Currently all transportation and stormwater operation and maintenance activities are funded with gas tax revenue from the State. The gas tax revenue has not kept pace with the increasing cost of operating and maintaining our roadways and stormwater system. The City has steadily reduced services over the years to keep our operating costs within budget. Without the implementation of the stormwater fee, the City will need to make important decisions on what additional services to cut. To ensure that gas tax revenue is directed toward its intended purpose of maintaining roadways, important stormwater activities like street sweeping and leaf pickup will be reduced further or cut all together.
How will the City use the money?
All funds collected will be dedicated to the stormwater program. Funds will be used to provide stormwater services that address the most pressing stormwater needs for the community.
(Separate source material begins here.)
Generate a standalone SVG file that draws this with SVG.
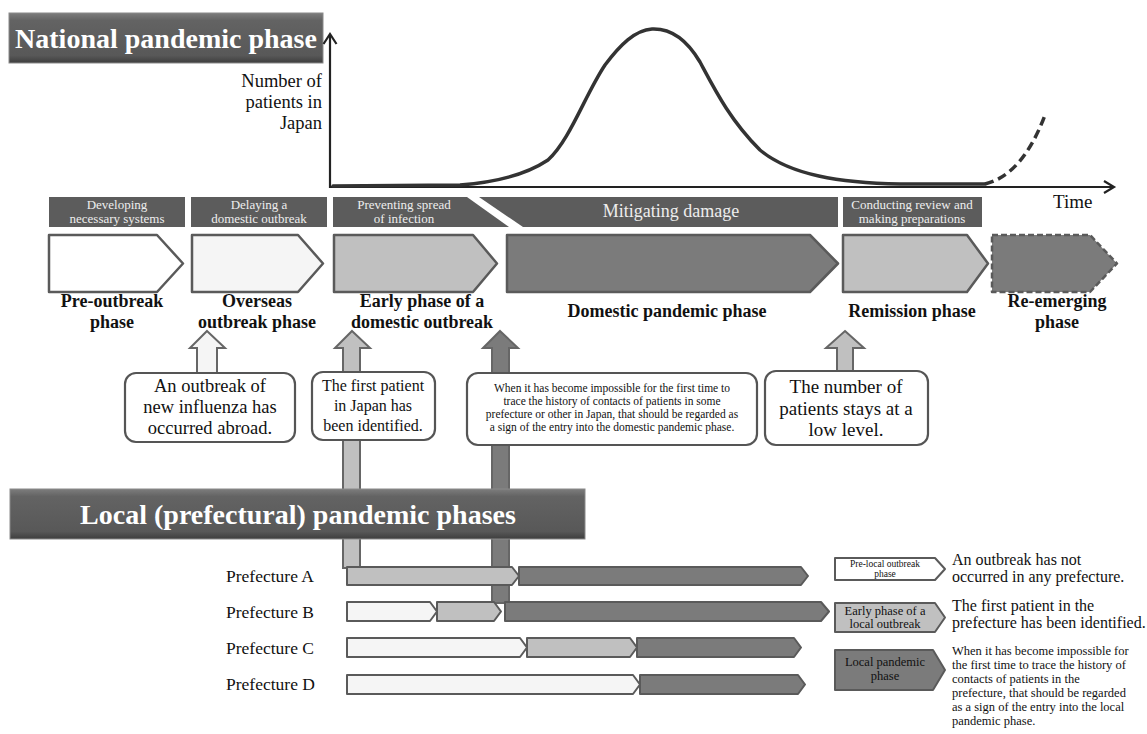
<svg xmlns="http://www.w3.org/2000/svg" width="1147" height="734" viewBox="0 0 1147 734" font-family="'Liberation Serif', 'Times New Roman', Times, serif">
<style>
  text{font-family:"Liberation Serif","Times New Roman",Times,serif;}
  .banner-t{font-weight:bold;fill:#fff;}
  .hdr{fill:#5c5c5c;}
  .hdr-t{font-size:13px;fill:#eeeeee;text-anchor:middle;}
  .pent{stroke:#5a5a5a;stroke-width:2.5;stroke-linejoin:round;}
  .seg{stroke:#5a5a5a;stroke-width:2;stroke-linejoin:round;}
  .white{fill:#ffffff;}
  .vlight{fill:#f5f5f5;}
  .light{fill:#c0c0c0;}
  .dark{fill:#7b7b7b;}
  .plabel{font-weight:bold;font-size:18px;fill:#111;text-anchor:middle;}
  .callout{fill:#fff;stroke:#555;stroke-width:2.2;}
  .ct{fill:#111;text-anchor:middle;}
  .barr{stroke:#666;stroke-width:2;stroke-linejoin:miter;}
  .pref{font-size:17.5px;fill:#111;}
  .leg{fill:#111;}
  .axis{stroke:#222;stroke-width:2.2;fill:none;}
</style>
<defs>
  <linearGradient id="bev" x1="0" y1="0" x2="0" y2="1">
    <stop offset="0" stop-color="#7d7d7d"/>
    <stop offset="0.15" stop-color="#636363"/>
    <stop offset="0.85" stop-color="#585858"/>
    <stop offset="1" stop-color="#3e3e3e"/>
  </linearGradient>
</defs>
<rect width="1147" height="734" fill="#fff"/>

<g id="connectors">
  <polygon class="barr vlight" points="207,331 225,348 217,348 217,374 197,374 197,348 190,348"/>
  <polygon class="barr light" points="352,331 370,348 360,348 360,568 343,568 343,348 335,348"/>
  <polygon class="barr dark" points="500,331 518,348 509,348 509,603 492,603 492,348 483,348"/>
  <polygon class="barr light" points="845,331 864,348 853,348 853,371 837,371 837,348 826,348"/>
</g>

<g id="title-national">
  <rect x="9" y="13" width="314" height="50" fill="url(#bev)" stroke="#8a8a8a" stroke-width="1"/>
  <text class="banner-t" x="166" y="48" font-size="28" text-anchor="middle">National pandemic phase</text>
</g>

<g id="chart">
  <text font-size="18.5" text-anchor="end" fill="#111"><tspan x="322" y="87">Number of</tspan><tspan x="322" y="108">patients in</tspan><tspan x="322" y="129">Japan</tspan></text>
  <line class="axis" x1="330" y1="188" x2="330" y2="35"/>
  <polyline class="axis" points="323.5,44 330,34 336.5,44"/>
  <line class="axis" x1="330" y1="187" x2="1113" y2="187"/>
  <polyline class="axis" points="1104,181 1114,187 1104,193"/>
  <path d="M333,186 L460,185 C500,182 530,172 548,160 C570,140 585,95 605,65 C620,45 635,30 652,29 C675,28 690,45 700,62 C715,90 730,120 760,150 C790,175 840,183 900,184 L985,184" fill="none" stroke="#333" stroke-width="3.5" stroke-linecap="round"/>
  <path d="M985,184 C1010,178 1030,155 1045,115" fill="none" stroke="#333" stroke-width="3.5" stroke-dasharray="9,5"/>
  <text x="1053" y="208" font-size="19" fill="#111">Time</text>
</g>

<g id="headers">
  <rect class="hdr" x="49" y="197" width="136" height="30"/>
  <text class="hdr-t"><tspan x="117" y="209">Developing</tspan><tspan x="117" y="223">necessary systems</tspan></text>
  <rect class="hdr" x="191" y="197" width="136" height="30"/>
  <text class="hdr-t"><tspan x="259" y="209">Delaying a</tspan><tspan x="259" y="223">domestic outbreak</tspan></text>
  <polygon class="hdr" points="333,197 467,197 509,227 333,227"/>
  <text class="hdr-t"><tspan x="404" y="209">Preventing spread</tspan><tspan x="404" y="223">of infection</tspan></text>
  <polygon class="hdr" points="479,197 838,197 838,227 523,227"/>
  <text class="hdr-t" x="671" y="217" font-size="18" style="font-size:18px">Mitigating damage</text>
  <rect class="hdr" x="843" y="197" width="139" height="30"/>
  <text class="hdr-t"><tspan x="912" y="209">Conducting review and</tspan><tspan x="912" y="223">making preparations</tspan></text>
</g>

<g id="phase-pre-outbreak">
  <path class="pent white" d="M49,235 H157 L183,263.5 L157,292 H49 Z"/>
  <text class="plabel"><tspan x="112" y="307">Pre-outbreak</tspan><tspan x="112" y="328">phase</tspan></text>
</g>
<g id="phase-overseas">
  <path class="pent vlight" d="M192,235 H298 L323,263.5 L298,292 H192 Z"/>
  <text class="plabel"><tspan x="257" y="307">Overseas</tspan><tspan x="257" y="328">outbreak phase</tspan></text>
</g>
<g id="phase-early">
  <path class="pent light" d="M334,235 H473 L497,263.5 L473,292 H334 Z"/>
  <text class="plabel"><tspan x="422" y="307">Early phase of a</tspan><tspan x="422" y="328">domestic outbreak</tspan></text>
</g>
<g id="phase-domestic">
  <path class="pent dark" d="M507,235 H810 L838,263.5 L810,292 H507 Z"/>
  <text class="plabel" x="667" y="317">Domestic pandemic phase</text>
</g>
<g id="phase-remission">
  <path class="pent light" d="M843,235 H967 L988,263.5 L967,292 H843 Z"/>
  <text class="plabel" x="912" y="317">Remission phase</text>
</g>
<g id="phase-reemerging">
  <path class="pent dark" d="M992,235 H1090 L1117,263.5 L1090,292 H992 Z" stroke-dasharray="6,3"/>
  <text class="plabel"><tspan x="1057" y="307">Re-emerging</tspan><tspan x="1057" y="328">phase</tspan></text>
</g>

<g id="callout-abroad">
  <rect class="callout" x="125" y="373" width="170" height="69" rx="11"/>
  <text class="ct" font-size="18.5"><tspan x="210" y="392">An outbreak of</tspan><tspan x="210" y="413">new influenza has</tspan><tspan x="210" y="434">occurred abroad.</tspan></text>
</g>
<g id="callout-first-patient">
  <rect class="callout" x="312" y="372" width="123" height="68" rx="11"/>
  <text class="ct" font-size="16"><tspan x="373" y="391">The first patient</tspan><tspan x="373" y="411">in Japan has</tspan><tspan x="373" y="431">been identified.</tspan></text>
</g>
<g id="callout-trace">
  <rect class="callout" x="467" y="373" width="290" height="72" rx="11"/>
  <text class="ct" font-size="11.5"><tspan x="612" y="392">When it has become impossible for the first time to</tspan><tspan x="612" y="405">trace the history of contacts of patients in some</tspan><tspan x="612" y="418">prefecture or other in Japan, that should be regarded as</tspan><tspan x="612" y="431">a sign of the entry into the domestic pandemic phase.</tspan></text>
</g>
<g id="callout-low">
  <rect class="callout" x="765" y="371" width="163" height="74" rx="11"/>
  <text class="ct" font-size="19"><tspan x="846" y="393">The number of</tspan><tspan x="846" y="415">patients stays at a</tspan><tspan x="846" y="436">low level.</tspan></text>
</g>

<g id="title-local">
  <rect x="10" y="489" width="575" height="50" fill="url(#bev)" stroke="#8a8a8a" stroke-width="1"/>
  <text class="banner-t" x="298" y="524" font-size="28" text-anchor="middle">Local (prefectural) pandemic phases</text>
</g>

<g id="prefecture-a">
  <text class="pref" x="226" y="582">Prefecture A</text>
  <path class="seg light" d="M347,567 H512 L519,576 L512,585 H347 Z"/>
  <path class="seg dark" d="M519,567 H801 L808,576 L801,585 H519 Z"/>
</g>
<g id="prefecture-b">
  <text class="pref" x="226" y="618">Prefecture B</text>
  <path class="seg vlight" d="M347,602 H430 L437,611.5 L430,621 H347 Z"/>
  <path class="seg light" d="M437,602 H494 L501,611.5 L494,621 H437 Z"/>
  <path class="seg dark" d="M505,602 H821 L829,611.5 L821,621 H505 Z"/>
</g>
<g id="prefecture-c">
  <text class="pref" x="226" y="654">Prefecture C</text>
  <path class="seg vlight" d="M347,638 H520 L527,647.5 L520,657 H347 Z"/>
  <path class="seg light" d="M527,638 H630 L637,647.5 L630,657 H527 Z"/>
  <path class="seg dark" d="M637,638 H794 L801,647.5 L794,657 H637 Z"/>
</g>
<g id="prefecture-d">
  <text class="pref" x="226" y="690">Prefecture D</text>
  <path class="seg vlight" d="M347,675 H633 L640,684.5 L633,694 H347 Z"/>
  <path class="seg dark" d="M640,675 H798 L805,684.5 L798,694 H640 Z"/>
</g>

<g id="legend-pre-local">
  <path class="seg white" d="M835,558 H935 L945,569 L935,580 H835 Z"/>
  <text class="ct" font-size="9.5"><tspan x="885" y="567">Pre-local outbreak</tspan><tspan x="885" y="577">phase</tspan></text>
  <text class="leg" font-size="16"><tspan x="952" y="565">An outbreak has not</tspan><tspan x="952" y="582">occurred in any prefecture.</tspan></text>
</g>
<g id="legend-early-local">
  <path class="seg light" d="M835,603 H935 L945,617.5 L935,632 H835 Z"/>
  <text class="ct" font-size="12.5"><tspan x="885" y="615">Early phase of a</tspan><tspan x="885" y="628">local outbreak</tspan></text>
  <text class="leg" font-size="16"><tspan x="952" y="611">The first patient in the</tspan><tspan x="952" y="628">prefecture has been identified.</tspan></text>
</g>
<g id="legend-local-pandemic">
  <path class="seg dark" d="M835,650 H933 L945,670 L933,690 H835 Z"/>
  <text class="ct" font-size="12.5"><tspan x="885" y="666">Local pandemic</tspan><tspan x="885" y="680">phase</tspan></text>
  <text class="leg" font-size="12.5"><tspan x="952" y="655">When it has become impossible for</tspan><tspan x="952" y="669">the first time to trace the history of</tspan><tspan x="952" y="683">contacts of patients in the</tspan><tspan x="952" y="697">prefecture, that should be regarded</tspan><tspan x="952" y="711">as a sign of the entry into the local</tspan><tspan x="952" y="725">pandemic phase.</tspan></text>
</g>
</svg>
What specific projects are planned for the stormwater utility?
Projects plan over the next five years include:
- providing emergency overflow for the residential area near Maxwell Avenue
- piping the open ditch near Madrona Park to address frequent maintenance issues
- correcting flooding that impacts Western Oregon University property
Are there any State or Federal grants to pay for the operation and maintenance of the City’s stormwater system?
Nearly all of the limited State and Federal grants are dedicated to the construction of facilities that reduce the negative impact of stormwater runoff on the environment. State and Federal grants are also dedicated to correcting existing large scale flooding conditions that cause private property damage. There are no State or Federal grants dedicated to the ongoing operation and maintenance of stormwater systems.